### DIRECTION:
Set all the material down again unchanged, without the pictures.

* begin *

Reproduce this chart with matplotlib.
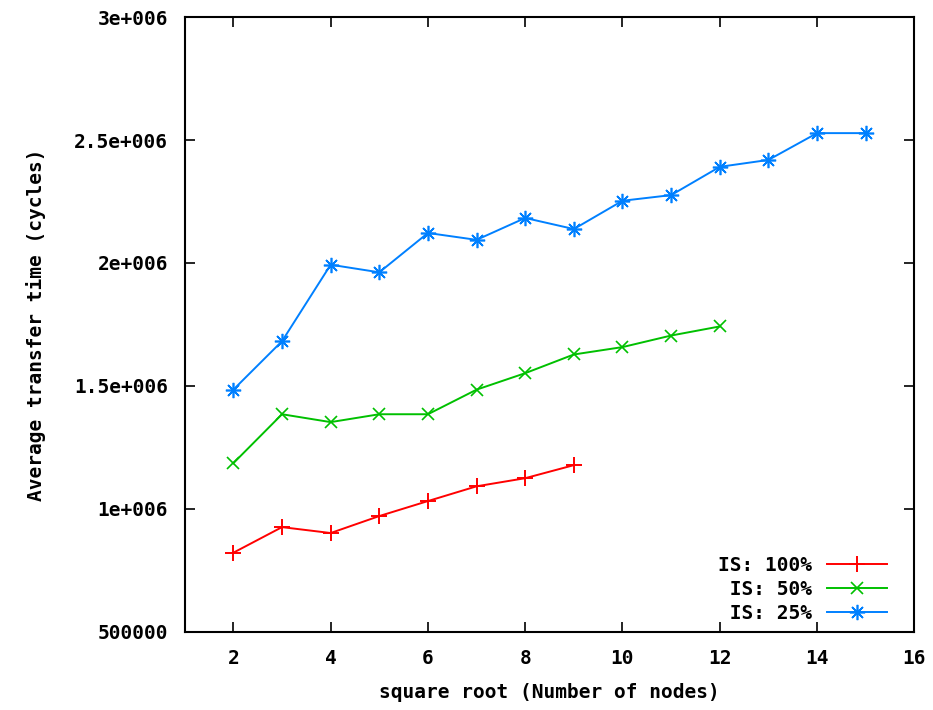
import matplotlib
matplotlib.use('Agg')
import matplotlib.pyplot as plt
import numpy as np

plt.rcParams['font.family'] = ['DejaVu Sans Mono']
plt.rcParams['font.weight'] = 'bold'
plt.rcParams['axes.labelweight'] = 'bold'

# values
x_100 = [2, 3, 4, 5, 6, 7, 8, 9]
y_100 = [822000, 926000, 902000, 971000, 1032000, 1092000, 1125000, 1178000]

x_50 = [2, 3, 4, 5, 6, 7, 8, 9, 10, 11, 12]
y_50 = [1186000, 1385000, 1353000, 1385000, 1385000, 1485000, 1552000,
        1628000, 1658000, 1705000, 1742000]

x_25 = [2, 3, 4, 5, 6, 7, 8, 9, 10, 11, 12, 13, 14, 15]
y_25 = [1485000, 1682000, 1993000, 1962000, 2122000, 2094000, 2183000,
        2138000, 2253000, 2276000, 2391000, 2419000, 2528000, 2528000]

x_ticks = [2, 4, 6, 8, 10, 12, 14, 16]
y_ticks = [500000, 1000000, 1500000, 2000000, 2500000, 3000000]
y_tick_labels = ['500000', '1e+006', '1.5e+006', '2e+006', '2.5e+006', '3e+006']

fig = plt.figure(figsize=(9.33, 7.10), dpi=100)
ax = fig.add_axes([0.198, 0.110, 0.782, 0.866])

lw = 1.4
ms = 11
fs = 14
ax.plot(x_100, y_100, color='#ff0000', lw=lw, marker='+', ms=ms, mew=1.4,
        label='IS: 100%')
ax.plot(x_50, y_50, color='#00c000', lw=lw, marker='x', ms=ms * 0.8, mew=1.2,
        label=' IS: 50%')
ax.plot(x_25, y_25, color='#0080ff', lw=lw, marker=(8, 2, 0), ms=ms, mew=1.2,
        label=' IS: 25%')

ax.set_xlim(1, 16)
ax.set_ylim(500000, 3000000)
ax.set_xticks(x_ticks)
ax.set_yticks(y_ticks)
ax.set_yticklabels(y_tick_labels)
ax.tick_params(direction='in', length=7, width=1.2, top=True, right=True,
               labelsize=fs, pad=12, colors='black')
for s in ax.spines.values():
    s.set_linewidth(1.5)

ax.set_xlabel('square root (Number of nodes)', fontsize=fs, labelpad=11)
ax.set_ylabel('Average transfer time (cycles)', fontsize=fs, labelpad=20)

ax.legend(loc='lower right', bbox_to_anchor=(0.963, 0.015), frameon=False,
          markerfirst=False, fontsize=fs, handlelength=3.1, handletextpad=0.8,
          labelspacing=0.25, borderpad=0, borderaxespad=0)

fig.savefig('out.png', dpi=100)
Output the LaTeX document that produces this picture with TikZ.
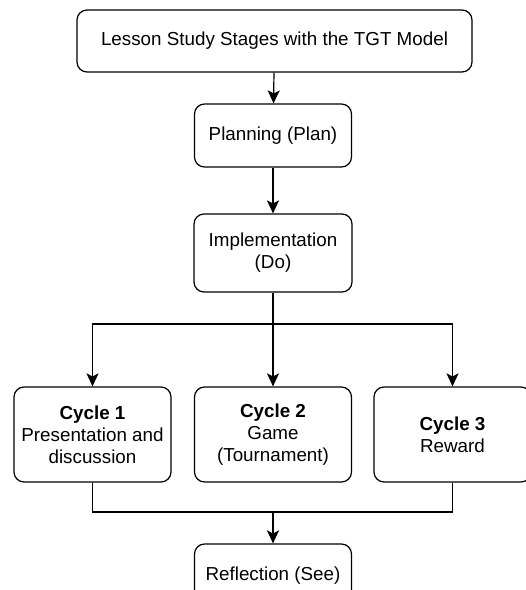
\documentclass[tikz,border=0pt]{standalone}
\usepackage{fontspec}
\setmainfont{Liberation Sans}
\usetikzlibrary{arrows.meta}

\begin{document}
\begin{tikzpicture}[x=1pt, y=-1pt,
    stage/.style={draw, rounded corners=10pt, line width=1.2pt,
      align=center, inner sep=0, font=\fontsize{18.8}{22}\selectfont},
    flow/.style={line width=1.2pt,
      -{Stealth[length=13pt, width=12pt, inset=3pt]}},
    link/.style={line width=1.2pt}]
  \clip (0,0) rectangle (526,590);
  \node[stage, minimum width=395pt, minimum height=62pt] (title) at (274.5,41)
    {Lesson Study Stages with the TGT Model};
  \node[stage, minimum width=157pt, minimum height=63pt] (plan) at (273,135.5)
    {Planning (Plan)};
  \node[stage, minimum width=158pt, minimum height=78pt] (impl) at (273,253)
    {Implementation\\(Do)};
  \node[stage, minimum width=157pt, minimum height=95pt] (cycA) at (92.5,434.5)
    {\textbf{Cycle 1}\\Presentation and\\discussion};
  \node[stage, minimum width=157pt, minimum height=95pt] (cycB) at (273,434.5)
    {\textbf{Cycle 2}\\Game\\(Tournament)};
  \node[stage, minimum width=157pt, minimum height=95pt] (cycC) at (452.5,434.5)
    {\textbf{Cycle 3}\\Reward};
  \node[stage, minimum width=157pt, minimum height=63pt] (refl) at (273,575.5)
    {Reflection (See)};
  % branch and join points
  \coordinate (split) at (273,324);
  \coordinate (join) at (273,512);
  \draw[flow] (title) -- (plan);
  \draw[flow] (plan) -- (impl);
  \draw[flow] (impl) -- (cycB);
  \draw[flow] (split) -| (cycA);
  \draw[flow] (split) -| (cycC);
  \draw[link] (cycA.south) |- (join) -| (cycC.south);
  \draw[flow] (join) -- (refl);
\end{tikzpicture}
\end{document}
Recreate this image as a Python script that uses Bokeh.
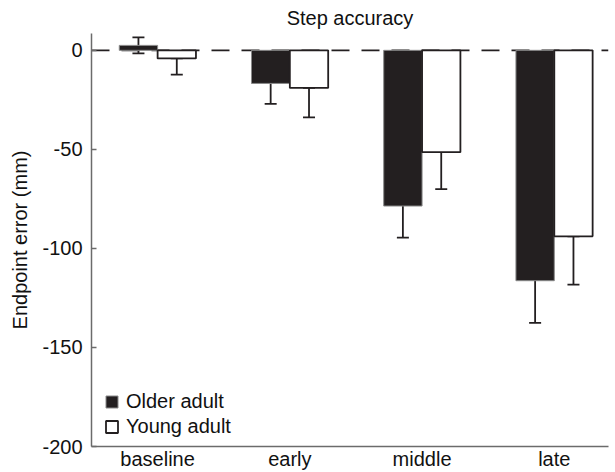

* end *

### TASK ANSWER:
Reproduce this chart with matplotlib.
import matplotlib
matplotlib.use('Agg')
import matplotlib.pyplot as plt
import numpy as np

plt.rcParams['font.family'] = ['DejaVu Sans Mono']
plt.rcParams['font.weight'] = 'bold'
plt.rcParams['axes.labelweight'] = 'bold'

# values
x_100 = [2, 3, 4, 5, 6, 7, 8, 9]
y_100 = [822000, 926000, 902000, 971000, 1032000, 1092000, 1125000, 1178000]

x_50 = [2, 3, 4, 5, 6, 7, 8, 9, 10, 11, 12]
y_50 = [1186000, 1385000, 1353000, 1385000, 1385000, 1485000, 1552000,
        1628000, 1658000, 1705000, 1742000]

x_25 = [2, 3, 4, 5, 6, 7, 8, 9, 10, 11, 12, 13, 14, 15]
y_25 = [1485000, 1682000, 1993000, 1962000, 2122000, 2094000, 2183000,
        2138000, 2253000, 2276000, 2391000, 2419000, 2528000, 2528000]

x_ticks = [2, 4, 6, 8, 10, 12, 14, 16]
y_ticks = [500000, 1000000, 1500000, 2000000, 2500000, 3000000]
y_tick_labels = ['500000', '1e+006', '1.5e+006', '2e+006', '2.5e+006', '3e+006']

fig = plt.figure(figsize=(9.33, 7.10), dpi=100)
ax = fig.add_axes([0.198, 0.110, 0.782, 0.866])

lw = 1.4
ms = 11
fs = 14
ax.plot(x_100, y_100, color='#ff0000', lw=lw, marker='+', ms=ms, mew=1.4,
        label='IS: 100%')
ax.plot(x_50, y_50, color='#00c000', lw=lw, marker='x', ms=ms * 0.8, mew=1.2,
        label=' IS: 50%')
ax.plot(x_25, y_25, color='#0080ff', lw=lw, marker=(8, 2, 0), ms=ms, mew=1.2,
        label=' IS: 25%')

ax.set_xlim(1, 16)
ax.set_ylim(500000, 3000000)
ax.set_xticks(x_ticks)
ax.set_yticks(y_ticks)
ax.set_yticklabels(y_tick_labels)
ax.tick_params(direction='in', length=7, width=1.2, top=True, right=True,
               labelsize=fs, pad=12, colors='black')
for s in ax.spines.values():
    s.set_linewidth(1.5)

ax.set_xlabel('square root (Number of nodes)', fontsize=fs, labelpad=11)
ax.set_ylabel('Average transfer time (cycles)', fontsize=fs, labelpad=20)

ax.legend(loc='lower right', bbox_to_anchor=(0.963, 0.015), frameon=False,
          markerfirst=False, fontsize=fs, handlelength=3.1, handletextpad=0.8,
          labelspacing=0.25, borderpad=0, borderaxespad=0)

fig.savefig('out.png', dpi=100)
Output the LaTeX document that produces this picture with TikZ.
\documentclass[tikz,border=0pt]{standalone}
\usepackage{fontspec}
\setmainfont{Liberation Sans}
\usetikzlibrary{arrows.meta}

\begin{document}
\begin{tikzpicture}[x=1pt, y=-1pt,
    stage/.style={draw, rounded corners=10pt, line width=1.2pt,
      align=center, inner sep=0, font=\fontsize{18.8}{22}\selectfont},
    flow/.style={line width=1.2pt,
      -{Stealth[length=13pt, width=12pt, inset=3pt]}},
    link/.style={line width=1.2pt}]
  \clip (0,0) rectangle (526,590);
  \node[stage, minimum width=395pt, minimum height=62pt] (title) at (274.5,41)
    {Lesson Study Stages with the TGT Model};
  \node[stage, minimum width=157pt, minimum height=63pt] (plan) at (273,135.5)
    {Planning (Plan)};
  \node[stage, minimum width=158pt, minimum height=78pt] (impl) at (273,253)
    {Implementation\\(Do)};
  \node[stage, minimum width=157pt, minimum height=95pt] (cycA) at (92.5,434.5)
    {\textbf{Cycle 1}\\Presentation and\\discussion};
  \node[stage, minimum width=157pt, minimum height=95pt] (cycB) at (273,434.5)
    {\textbf{Cycle 2}\\Game\\(Tournament)};
  \node[stage, minimum width=157pt, minimum height=95pt] (cycC) at (452.5,434.5)
    {\textbf{Cycle 3}\\Reward};
  \node[stage, minimum width=157pt, minimum height=63pt] (refl) at (273,575.5)
    {Reflection (See)};
  % branch and join points
  \coordinate (split) at (273,324);
  \coordinate (join) at (273,512);
  \draw[flow] (title) -- (plan);
  \draw[flow] (plan) -- (impl);
  \draw[flow] (impl) -- (cycB);
  \draw[flow] (split) -| (cycA);
  \draw[flow] (split) -| (cycC);
  \draw[link] (cycA.south) |- (join) -| (cycC.south);
  \draw[flow] (join) -- (refl);
\end{tikzpicture}
\end{document}
Recreate this image as a Python script that uses Bokeh.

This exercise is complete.